─── Given data
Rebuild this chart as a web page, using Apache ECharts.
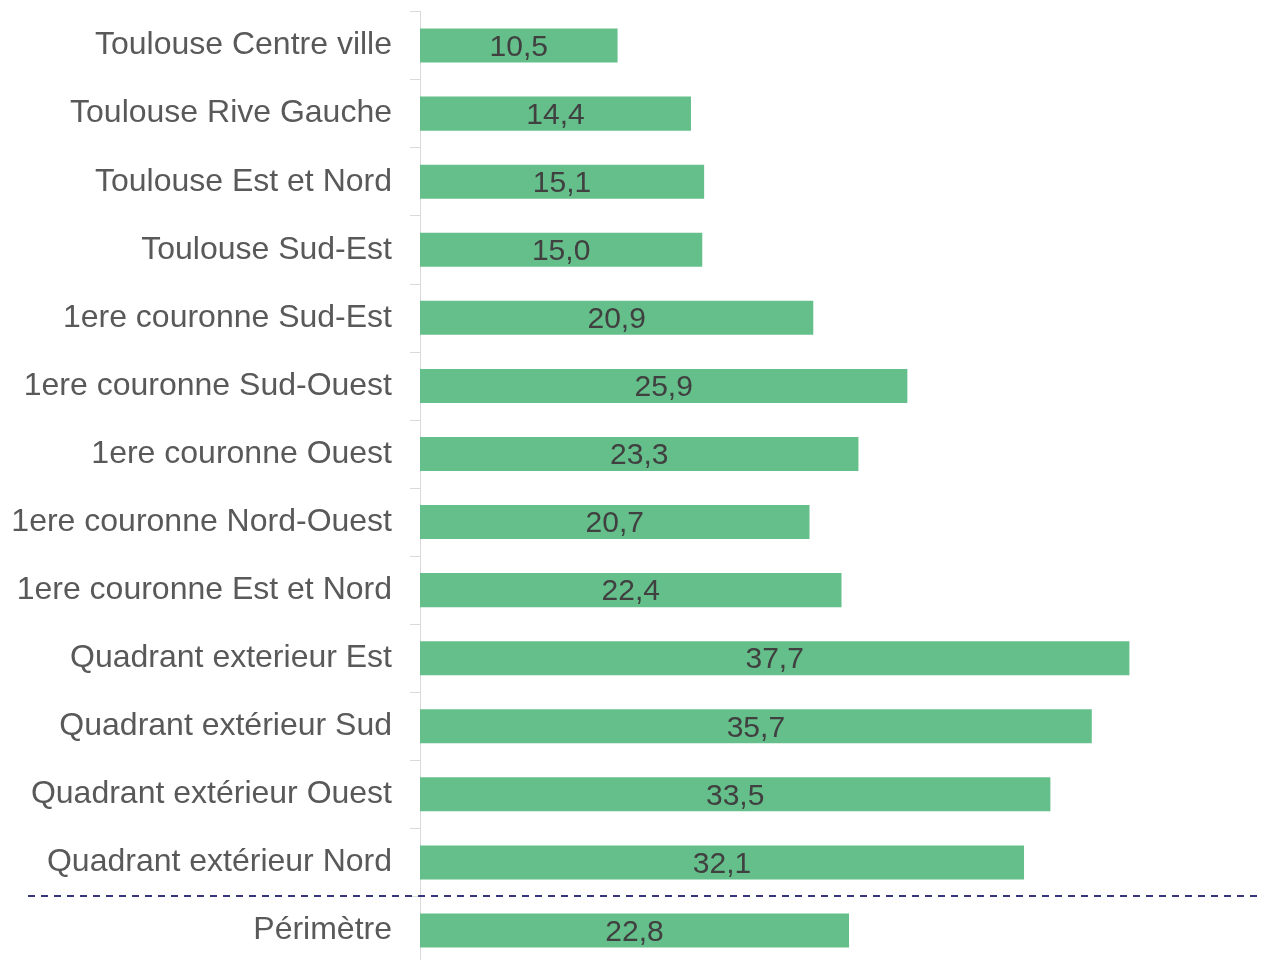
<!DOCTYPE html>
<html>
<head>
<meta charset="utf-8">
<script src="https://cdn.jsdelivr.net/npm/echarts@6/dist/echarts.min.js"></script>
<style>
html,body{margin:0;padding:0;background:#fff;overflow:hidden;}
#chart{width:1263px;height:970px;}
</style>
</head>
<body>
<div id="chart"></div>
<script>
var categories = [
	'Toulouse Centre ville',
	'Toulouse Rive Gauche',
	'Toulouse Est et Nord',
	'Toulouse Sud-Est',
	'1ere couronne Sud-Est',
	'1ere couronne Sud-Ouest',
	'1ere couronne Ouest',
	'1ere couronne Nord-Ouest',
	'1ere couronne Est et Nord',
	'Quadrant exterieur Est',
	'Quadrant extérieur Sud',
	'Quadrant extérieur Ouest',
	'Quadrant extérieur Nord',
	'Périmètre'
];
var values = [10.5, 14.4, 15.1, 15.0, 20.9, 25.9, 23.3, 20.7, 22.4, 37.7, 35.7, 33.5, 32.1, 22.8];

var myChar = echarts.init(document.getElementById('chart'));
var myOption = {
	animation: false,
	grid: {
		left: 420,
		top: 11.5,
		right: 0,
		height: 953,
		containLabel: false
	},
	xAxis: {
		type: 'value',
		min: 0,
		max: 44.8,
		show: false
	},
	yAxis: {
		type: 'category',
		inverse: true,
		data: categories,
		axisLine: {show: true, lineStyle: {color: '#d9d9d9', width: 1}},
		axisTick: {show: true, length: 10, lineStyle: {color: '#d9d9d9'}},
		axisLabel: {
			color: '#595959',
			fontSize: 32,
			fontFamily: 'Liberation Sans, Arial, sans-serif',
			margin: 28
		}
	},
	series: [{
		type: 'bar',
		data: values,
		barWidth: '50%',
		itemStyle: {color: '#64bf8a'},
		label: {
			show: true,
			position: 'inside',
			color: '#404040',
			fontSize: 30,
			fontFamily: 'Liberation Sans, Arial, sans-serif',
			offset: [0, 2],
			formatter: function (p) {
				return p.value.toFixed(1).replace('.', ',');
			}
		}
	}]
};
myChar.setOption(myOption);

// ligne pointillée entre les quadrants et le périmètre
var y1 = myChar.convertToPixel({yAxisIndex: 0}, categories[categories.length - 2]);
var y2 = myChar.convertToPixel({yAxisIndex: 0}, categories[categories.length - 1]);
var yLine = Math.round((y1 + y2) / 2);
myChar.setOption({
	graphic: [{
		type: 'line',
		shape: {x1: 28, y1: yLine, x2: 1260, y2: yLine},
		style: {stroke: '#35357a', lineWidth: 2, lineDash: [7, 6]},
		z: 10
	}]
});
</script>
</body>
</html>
──────
◆ Aim of the task: Repeat the listing in full and exactly. Do not include any images.

◆ Task response:
Rebuild this chart as a web page, using Apache ECharts.
<!DOCTYPE html>
<html>
<head>
<meta charset="utf-8">
<script src="https://cdn.jsdelivr.net/npm/echarts@6/dist/echarts.min.js"></script>
<style>
html,body{margin:0;padding:0;background:#fff;overflow:hidden;}
#chart{width:1263px;height:970px;}
</style>
</head>
<body>
<div id="chart"></div>
<script>
var categories = [
	'Toulouse Centre ville',
	'Toulouse Rive Gauche',
	'Toulouse Est et Nord',
	'Toulouse Sud-Est',
	'1ere couronne Sud-Est',
	'1ere couronne Sud-Ouest',
	'1ere couronne Ouest',
	'1ere couronne Nord-Ouest',
	'1ere couronne Est et Nord',
	'Quadrant exterieur Est',
	'Quadrant extérieur Sud',
	'Quadrant extérieur Ouest',
	'Quadrant extérieur Nord',
	'Périmètre'
];
var values = [10.5, 14.4, 15.1, 15.0, 20.9, 25.9, 23.3, 20.7, 22.4, 37.7, 35.7, 33.5, 32.1, 22.8];

var myChar = echarts.init(document.getElementById('chart'));
var myOption = {
	animation: false,
	grid: {
		left: 420,
		top: 11.5,
		right: 0,
		height: 953,
		containLabel: false
	},
	xAxis: {
		type: 'value',
		min: 0,
		max: 44.8,
		show: false
	},
	yAxis: {
		type: 'category',
		inverse: true,
		data: categories,
		axisLine: {show: true, lineStyle: {color: '#d9d9d9', width: 1}},
		axisTick: {show: true, length: 10, lineStyle: {color: '#d9d9d9'}},
		axisLabel: {
			color: '#595959',
			fontSize: 32,
			fontFamily: 'Liberation Sans, Arial, sans-serif',
			margin: 28
		}
	},
	series: [{
		type: 'bar',
		data: values,
		barWidth: '50%',
		itemStyle: {color: '#64bf8a'},
		label: {
			show: true,
			position: 'inside',
			color: '#404040',
			fontSize: 30,
			fontFamily: 'Liberation Sans, Arial, sans-serif',
			offset: [0, 2],
			formatter: function (p) {
				return p.value.toFixed(1).replace('.', ',');
			}
		}
	}]
};
myChar.setOption(myOption);

// ligne pointillée entre les quadrants et le périmètre
var y1 = myChar.convertToPixel({yAxisIndex: 0}, categories[categories.length - 2]);
var y2 = myChar.convertToPixel({yAxisIndex: 0}, categories[categories.length - 1]);
var yLine = Math.round((y1 + y2) / 2);
myChar.setOption({
	graphic: [{
		type: 'line',
		shape: {x1: 28, y1: yLine, x2: 1260, y2: yLine},
		style: {stroke: '#35357a', lineWidth: 2, lineDash: [7, 6]},
		z: 10
	}]
});
</script>
</body>
</html>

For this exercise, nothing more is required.